Flow states can be described in terms of the following basic preconditions and characteristics:

  1. Balance between challenges and skills
  2. Goals are clear
  3. Immediate and clear feedback (need not be positive but must be constructive)
  4. Intense concentration
  5. Effortless action; loss of ego
  6. Sense of control
  7. Distortion of temporal experience (unaware of time, space, noise, hunger)
  8. Doing an activity because it “feels good” in and of itself, not in expectation of any external reward.   (Csikszentmihalyi, 2003, pp. 42-56)

Since most of us spend the largest portion of our waking hours at work (or at school), it is a commonsense observation that our jobs determine, to a large extent, what our lives are like. Just think of what happens when one comes home from school or work all stressed out as opposed to arriving home and telling a loved one, “today (or in a past week or month) I have really accomplished things and my achievements are appreciated (at school or at work)”.

In response to these findings, Csikszentmihalyi wrote in his book Good Business: Leadership, Flow, and the Making of Meaning (2003) about what we as individuals, as members of teams, as managers, or as leaders of any group or organization – be it an educational institution, a business firm, a unit of government, or an NGO – can and should do to make the workplace attractive.
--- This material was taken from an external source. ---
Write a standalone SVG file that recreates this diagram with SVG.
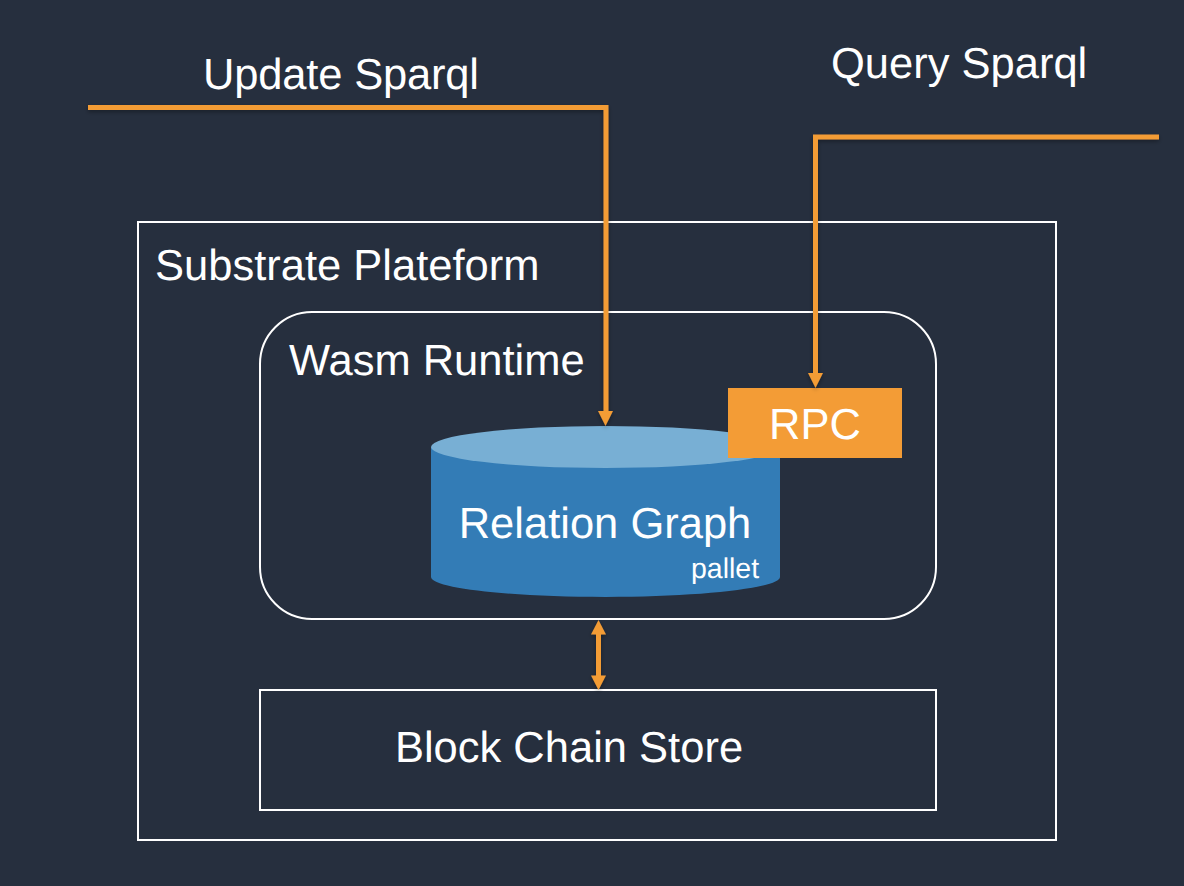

The key statement that summarizes his Flow concept’s relevance for managers and leaders is this:  the best way to manage people is to create an environment where employees enjoy their work and grow in the process of doing it.

While the extent to which we enjoy our work and are contributing to the organization is partly a function of the attitude we bring to our tasks, managers and leaders can do a great deal to create a more rewarding work environment, thereby increasing the chances that the employees will be highly (or at least more) satisfied.

High satisfaction at work also brings substantial benefits to the organization because such a workplace

  • attracts the most able individuals and is likely to keep them longer
  • obtains spontaneous effort from most as they do their tasks
  • promotes individual and team productivity
  • leads to a more committed organizational citizenship behavior, and
  • improves organizational performance, broadly defined. (Ceja, L., 2011)

The author also categorizes the positive consequences of work-related flow into “benefits for the individual employee(s)” and “benefits for the whole organization”.

The first and perhaps relatively the easiest of tasks to create an environment where employees enjoy their work is to ease or remove the many obstacles that typically stand in the way of experiencing Flow periodically, as well as engagement more continuously.  Concurrently, and after the obstacles have been removed as much as possible, the continuing focus of attention of managers and leaders should be to behave and act so as to help generate Flow and to maintain a Flow-friendly organizational atmosphere.